High-Level Structure:
- Input: RGB image of size 227x227x3
- 5 Convolutional Layers
- 3 Fully Connected Layers
- ReLU Activations
- Dropout Regularization
- Max-Pooling
- Final Softmax Classifier
Stats: ~60 million parameters and ~650,000 neurons
4. Innovations and Key Features
✅ ReLU Activation Function
- $f(x) = \max(0, x)$
- Faster convergence than sigmoid or tanh
- Mitigates vanishing gradients
✅ GPU Acceleration
- Trained using 2 NVIDIA GTX 580 GPUs
- Parallel training across GPUs
✅ Dropout
- Applied in fully connected layers
- Reduces overfitting by randomly deactivating neurons
✅ Data Augmentation
- Horizontal flips, translations, color jittering
- Increases dataset variability
5. Detailed Layer-wise Architecture
Layer | Type | Details |
---|---|---|
Input | - | 227x227x3 RGB Image |
Conv1 | Convolution | 96 filters of 11x11, stride 4 → 55x55x96 |
ReLU1 | Activation | ReLU |
LRN1 | Normalization | Local Response Normalization |
Pool1 | Max Pooling | 3x3, stride 2 → 27x27x96 |
Conv2 | Convolution | 256 filters of 5x5, padding = 2 |
ReLU2 | Activation | ReLU |
LRN2 | Normalization | Local Response Normalization |
Pool2 | Max Pooling | 3x3, stride 2 → 13x13x256 |
Conv3 | Convolution | 384 filters of 3x3 |
ReLU3 | Activation | ReLU |
Conv4 | Convolution | 384 filters of 3x3 |
ReLU4 | Activation | ReLU |
Conv5 | Convolution | 256 filters of 3x3 |
ReLU5 | Activation | ReLU |
Pool5 | Max Pooling | 3x3, stride 2 → 6x6x256 |
FC6 | Fully Connected | 4096 neurons |
Drop6 | Dropout | 50% |
FC7 | Fully Connected | 4096 neurons |
Drop7 | Dropout | 50% |
FC8 | Fully Connected | 1000 neurons (classes) |
Softmax | Classification | Output probability distribution |
6. Training Details
- Dataset: ImageNet ILSVRC 2012 (1.2M training, 50K validation)

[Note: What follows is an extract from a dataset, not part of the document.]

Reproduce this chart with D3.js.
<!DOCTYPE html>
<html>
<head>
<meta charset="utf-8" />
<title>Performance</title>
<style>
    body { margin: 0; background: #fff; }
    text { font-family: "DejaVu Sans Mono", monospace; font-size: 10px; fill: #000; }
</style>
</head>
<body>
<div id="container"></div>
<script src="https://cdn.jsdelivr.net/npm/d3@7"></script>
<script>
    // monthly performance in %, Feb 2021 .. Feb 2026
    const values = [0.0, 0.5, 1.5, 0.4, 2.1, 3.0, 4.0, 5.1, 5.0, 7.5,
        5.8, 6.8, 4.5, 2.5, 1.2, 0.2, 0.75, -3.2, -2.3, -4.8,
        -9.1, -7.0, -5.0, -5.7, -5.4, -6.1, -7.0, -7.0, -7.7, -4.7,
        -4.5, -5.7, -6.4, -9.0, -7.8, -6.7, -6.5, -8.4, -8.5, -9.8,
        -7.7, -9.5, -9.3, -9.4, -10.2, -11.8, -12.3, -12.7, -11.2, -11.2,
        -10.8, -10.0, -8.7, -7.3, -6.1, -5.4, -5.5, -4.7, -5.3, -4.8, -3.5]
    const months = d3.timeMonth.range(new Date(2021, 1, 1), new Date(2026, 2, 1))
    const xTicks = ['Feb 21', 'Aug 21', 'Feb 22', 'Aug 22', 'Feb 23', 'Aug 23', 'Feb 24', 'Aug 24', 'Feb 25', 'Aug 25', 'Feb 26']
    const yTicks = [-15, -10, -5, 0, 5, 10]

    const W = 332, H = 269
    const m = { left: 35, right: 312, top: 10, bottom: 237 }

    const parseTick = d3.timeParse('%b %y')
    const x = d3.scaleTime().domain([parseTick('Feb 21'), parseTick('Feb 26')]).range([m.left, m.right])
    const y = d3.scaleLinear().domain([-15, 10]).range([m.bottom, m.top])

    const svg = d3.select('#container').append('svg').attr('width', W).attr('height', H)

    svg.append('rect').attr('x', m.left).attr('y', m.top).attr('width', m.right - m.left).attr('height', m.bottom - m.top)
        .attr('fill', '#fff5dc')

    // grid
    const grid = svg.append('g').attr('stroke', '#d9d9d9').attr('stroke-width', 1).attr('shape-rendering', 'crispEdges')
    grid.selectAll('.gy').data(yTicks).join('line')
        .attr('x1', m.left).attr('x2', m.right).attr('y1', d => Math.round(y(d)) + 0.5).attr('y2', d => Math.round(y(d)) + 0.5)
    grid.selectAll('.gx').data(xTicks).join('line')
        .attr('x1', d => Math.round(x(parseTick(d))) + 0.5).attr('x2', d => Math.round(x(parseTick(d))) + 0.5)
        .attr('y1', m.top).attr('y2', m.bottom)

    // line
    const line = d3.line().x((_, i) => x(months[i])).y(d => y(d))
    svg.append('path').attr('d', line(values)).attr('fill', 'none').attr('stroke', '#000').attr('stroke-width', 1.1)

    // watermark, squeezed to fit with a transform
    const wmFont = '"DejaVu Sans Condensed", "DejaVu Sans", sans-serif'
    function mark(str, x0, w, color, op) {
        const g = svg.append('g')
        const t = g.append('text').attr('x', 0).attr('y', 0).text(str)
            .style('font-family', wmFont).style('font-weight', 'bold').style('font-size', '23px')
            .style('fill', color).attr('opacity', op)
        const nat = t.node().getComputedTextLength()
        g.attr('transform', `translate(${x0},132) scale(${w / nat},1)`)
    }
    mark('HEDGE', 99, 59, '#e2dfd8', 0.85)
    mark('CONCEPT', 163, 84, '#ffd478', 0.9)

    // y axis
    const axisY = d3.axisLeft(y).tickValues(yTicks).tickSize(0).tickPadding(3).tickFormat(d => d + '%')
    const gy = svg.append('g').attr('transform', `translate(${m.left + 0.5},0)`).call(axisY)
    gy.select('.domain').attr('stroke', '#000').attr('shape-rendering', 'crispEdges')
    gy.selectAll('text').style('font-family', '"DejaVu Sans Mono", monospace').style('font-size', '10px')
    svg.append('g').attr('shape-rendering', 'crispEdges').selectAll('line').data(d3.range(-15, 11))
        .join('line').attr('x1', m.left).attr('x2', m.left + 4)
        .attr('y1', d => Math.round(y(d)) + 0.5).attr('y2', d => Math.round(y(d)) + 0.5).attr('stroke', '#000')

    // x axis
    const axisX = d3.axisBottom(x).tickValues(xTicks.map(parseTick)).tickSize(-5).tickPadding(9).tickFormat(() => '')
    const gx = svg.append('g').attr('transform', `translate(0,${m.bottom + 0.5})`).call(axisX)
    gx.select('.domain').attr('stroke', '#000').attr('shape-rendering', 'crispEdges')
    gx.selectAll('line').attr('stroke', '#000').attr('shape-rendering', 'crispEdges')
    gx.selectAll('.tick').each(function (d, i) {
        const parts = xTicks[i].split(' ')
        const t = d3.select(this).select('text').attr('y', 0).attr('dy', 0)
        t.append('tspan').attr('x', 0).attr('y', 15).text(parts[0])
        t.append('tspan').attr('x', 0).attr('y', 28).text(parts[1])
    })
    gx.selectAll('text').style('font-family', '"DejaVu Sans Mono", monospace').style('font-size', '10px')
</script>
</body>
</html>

- Optimizer: SGD with momentum = 0.9
- Learning Rate: Initial = 0.01, manually decreased
- Batch Size: 128
- Weight Decay: 0.0005 (L2 regularization)
- Training Time: ~5–6 days on dual GPUs
7. Performance and Results
AlexNet won ILSVRC 2012 with a Top-5 error rate of 15.3%, significantly outperforming the runner-up.

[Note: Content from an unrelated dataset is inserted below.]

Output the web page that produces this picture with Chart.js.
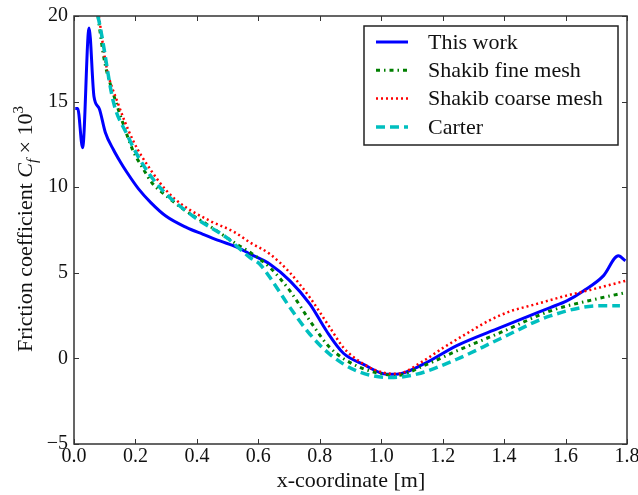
<!DOCTYPE html>
<html><head><meta charset="utf-8">
<script src="https://cdn.jsdelivr.net/npm/chart.js@4/dist/chart.umd.min.js"></script>
<style>html,body{margin:0;padding:0;background:#fff;}canvas{display:block;}</style>
</head><body>
<canvas id="c" width="638" height="495"></canvas>
<script>
// ---- data ----
const seriesNames = ['This work', 'Shakib fine mesh', 'Shakib coarse mesh', 'Carter'];
const xTickValues = [0, 0.2, 0.4, 0.6, 0.8, 1.0, 1.2, 1.4, 1.6, 1.8];
const yTickValues = [-5, 0, 5, 10, 15, 20];
const xTitle = 'x-coordinate [m]';

const thisWorkX = [0.004, 0.012, 0.028, 0.049, 0.065, 0.082, 0.102, 0.128, 0.150, 0.171, 0.210, 0.250, 0.300, 0.367, 0.420, 0.475, 0.530, 0.573, 0.638, 0.703, 0.768, 0.822, 0.877, 0.942, 1.018, 1.050, 1.137, 1.246, 1.387, 1.470, 1.550, 1.604, 1.658, 1.723, 1.772, 1.795];
const thisWorkY = [14.6, 14.6, 12.3, 19.3, 15.3, 14.6, 13.2, 12.2, 11.5, 10.9, 9.9, 9.1, 8.3, 7.64, 7.25, 6.86, 6.5, 6.1, 5.5, 4.53, 3.17, 1.6, 0.3, -0.35, -0.92, -0.92, -0.34, 0.75, 1.8, 2.4, 2.97, 3.36, 3.94, 4.82, 5.99, 5.7];

const fineX = [0.078, 0.095, 0.106, 0.122, 0.160, 0.193, 0.226, 0.253, 0.300, 0.365, 0.432, 0.530, 0.573, 0.638, 0.703, 0.768, 0.833, 0.920, 1.007, 1.050, 1.137, 1.246, 1.387, 1.550, 1.712, 1.795];
const fineY = [20.0, 17.8, 16.8, 15.8, 13.7, 12.1, 11.05, 10.27, 9.5, 8.6, 7.84, 6.67, 6.2, 5.3, 3.94, 2.19, 0.63, -0.44, -0.92, -1.0, -0.44, 0.44, 1.5, 2.77, 3.52, 3.84];

const coarseX = [0.081, 0.106, 0.141, 0.193, 0.250, 0.302, 0.350, 0.443, 0.520, 0.573, 0.638, 0.703, 0.768, 0.833, 0.877, 0.940, 1.007, 1.050, 1.137, 1.200, 1.278, 1.350, 1.420, 1.500, 1.600, 1.680, 1.795];
const coarseY = [20.0, 17.0, 15.0, 12.7, 11.0, 9.78, 9.0, 8.03, 7.4, 6.77, 6.09, 5.0, 3.55, 1.8, 0.63, -0.3, -0.83, -0.9, -0.15, 0.6, 1.45, 2.2, 2.75, 3.15, 3.65, 4.0, 4.53];

const carterX = [0.078, 0.090, 0.128, 0.172, 0.215, 0.280, 0.388, 0.497, 0.573, 0.605, 0.638, 0.703, 0.768, 0.833, 0.920, 1.030, 1.116, 1.246, 1.387, 1.550, 1.712, 1.777];
const carterY = [20.0, 18.9, 15.0, 13.1, 11.6, 9.98, 8.3, 7.05, 5.89, 5.5, 4.72, 2.97, 1.41, 0.24, -0.73, -1.12, -0.92, -0.05, 1.15, 2.48, 3.07, 3.07];

const FONT = '"Liberation Serif", "Times New Roman", serif';
const pts = (xs, ys) => xs.map((x, i) => ({x: x, y: ys[i]}));

// ---- plugin: frame, inward ticks, legend, y title ----
const decor = {
  id: 'decor',
  afterDatasetsDraw(chart) {
    const ctx = chart.ctx, a = chart.chartArea;
    const xs = chart.scales.x, ys = chart.scales.y;
    ctx.save();
    ctx.strokeStyle = '#333';
    ctx.lineWidth = 1.5;
    ctx.strokeRect(a.left, a.top, a.right - a.left, a.bottom - a.top);
    ctx.lineWidth = 1;
    ctx.beginPath();
    const tl = 5;
    xs.ticks.forEach(t => {
      const px = Math.round(xs.getPixelForValue(t.value)) + 0.5;
      ctx.moveTo(px, a.bottom); ctx.lineTo(px, a.bottom - tl);
      ctx.moveTo(px, a.top); ctx.lineTo(px, a.top + tl);
    });
    ys.ticks.forEach(t => {
      const py = Math.round(ys.getPixelForValue(t.value)) + 0.5;
      ctx.moveTo(a.left, py); ctx.lineTo(a.left + tl, py);
      ctx.moveTo(a.right, py); ctx.lineTo(a.right - tl, py);
    });
    ctx.stroke();

    // legend (in series order)
    const bx = 364, by = 26, bw = 254, bh = 119;
    ctx.fillStyle = '#fff';
    ctx.fillRect(bx, by, bw, bh);
    ctx.strokeStyle = '#222';
    ctx.lineWidth = 1.5;
    ctx.strokeRect(bx, by, bw, bh);
    ctx.font = '22px ' + FONT;
    ctx.textBaseline = 'middle';
    ctx.textAlign = 'left';
    seriesNames.forEach((name, i) => {
      const d = chart.data.datasets.find(ds => ds.label === name);
      const y = 42 + i * 28.3;
      ctx.save();
      ctx.strokeStyle = d.borderColor;
      ctx.lineWidth = d.borderWidth;
      ctx.setLineDash(d.borderDash || []);
      ctx.beginPath();
      ctx.moveTo(376, y); ctx.lineTo(408, y);
      ctx.stroke();
      ctx.restore();
      ctx.fillStyle = '#111';
      ctx.fillText(name, 428, y + 1);
    });
    ctx.restore();
  },
  afterDraw(chart) {
    const ctx = chart.ctx;
    ctx.save();
    ctx.fillStyle = '#111';
    ctx.font = '22px ' + FONT;
    ctx.textAlign = 'center';
    ctx.textBaseline = 'alphabetic';
    ctx.fillText(xTitle, 351, 487);
    const segs = [
      {t: 'Friction coefficient ', f: '22px ' + FONT, dy: 0},
      {t: 'C', f: 'italic 22px ' + FONT, dy: 0},
      {t: 'f', f: 'italic 15px ' + FONT, dy: 5},
      {t: ' \u00d7 10', f: '22px ' + FONT, dy: 0},
      {t: '3', f: '15px ' + FONT, dy: -9}
    ];
    let total = 0;
    segs.forEach(s => { ctx.font = s.f; s.w = ctx.measureText(s.t).width; total += s.w; });
    ctx.translate(32, 229);
    ctx.rotate(-Math.PI / 2);
    ctx.textAlign = 'left';
    let x = -total / 2;
    segs.forEach(s => { ctx.font = s.f; ctx.fillText(s.t, x, s.dy); x += s.w; });
    ctx.restore();
  }
};

// drawn back to front: Carter, coarse, fine, then This work on top
new Chart(document.getElementById('c'), {
  type: 'line',
  data: {
    datasets: [
      {label: seriesNames[3], data: pts(carterX, carterY), borderColor: '#00bfbf', borderWidth: 3.5, borderDash: [9, 5]},
      {label: seriesNames[2], data: pts(coarseX, coarseY), borderColor: '#ff0000', borderWidth: 2.5, borderDash: [2, 3]},
      {label: seriesNames[1], data: pts(fineX, fineY), borderColor: '#007f00', borderWidth: 3, borderDash: [4, 4, 1.5, 4]},
      {label: seriesNames[0], data: pts(thisWorkX, thisWorkY), borderColor: '#0000ff', borderWidth: 3, borderDash: []}
    ]
  },
  options: {
    responsive: false,
    devicePixelRatio: 1,
    animation: false,
    layout: {padding: {left: 0, top: 16, right: 11, bottom: 0}},
    elements: {
      point: {radius: 0, hoverRadius: 0},
      line: {cubicInterpolationMode: 'monotone', fill: false, borderCapStyle: 'butt', borderJoinStyle: 'round'}
    },
    plugins: {legend: {display: false}, tooltip: {enabled: false}},
    scales: {
      x: {
        type: 'linear', min: 0, max: 1.8,
        afterBuildTicks(s) { s.ticks = xTickValues.map(v => ({value: v})); },
        afterFit(s) { s.height = 51; s.paddingLeft = 0; s.paddingRight = 0; },
        grid: {display: false, drawTicks: false},
        border: {display: false},
        ticks: {padding: 1, color: '#111', font: {family: FONT, size: 20}, maxRotation: 0, autoSkip: false,
          callback: v => Number(v).toFixed(1)}
      },
      y: {
        type: 'linear', min: -5, max: 20,
        afterBuildTicks(s) { s.ticks = yTickValues.map(v => ({value: v})); },
        afterFit(s) { s.width = 74; s.paddingTop = 0; s.paddingBottom = 0; },
        grid: {display: false, drawTicks: false},
        border: {display: false},
        ticks: {padding: 6, color: '#111', font: {family: FONT, size: 20}, autoSkip: false,
          callback: v => String(v).replace('-', '\u2212')}
      }
    }
  },
  plugins: [decor]
});
</script>
</body></html>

Model | Top-5 Error Rate |
---|---|
AlexNet (2012) | 15.3% |
Second-best (handcrafted) | 26.2% |
8. Impact on the Deep Learning Field
AlexNet’s success led to:
- A surge in CNN-based computer vision
- Development of deeper models: VGG, GoogLeNet, ResNet
- Widespread GPU acceleration
- Rebirth of neural networks across domains (NLP, speech, RL)
- Boom in frameworks: TensorFlow, PyTorch, Caffe
AlexNet became the launchpad for modern deep learning.
9. Criticisms and Limitations
Despite its importance, AlexNet had limitations:
- Shallow by modern standards (8 layers)
- Hard-coded GPU split reduces flexibility
- LRN layers later considered unnecessary
- Large parameter count (60M)
- Not as modular or extensible as later models
10. Conclusion
AlexNet was a pivotal breakthrough that proved deep learning’s practical value. It overcame longstanding bottlenecks in neural networks using a clever combination of architectural choices, GPU computing, and data augmentation. Nearly every modern vision model traces its lineage to the ideas crystallized in AlexNet.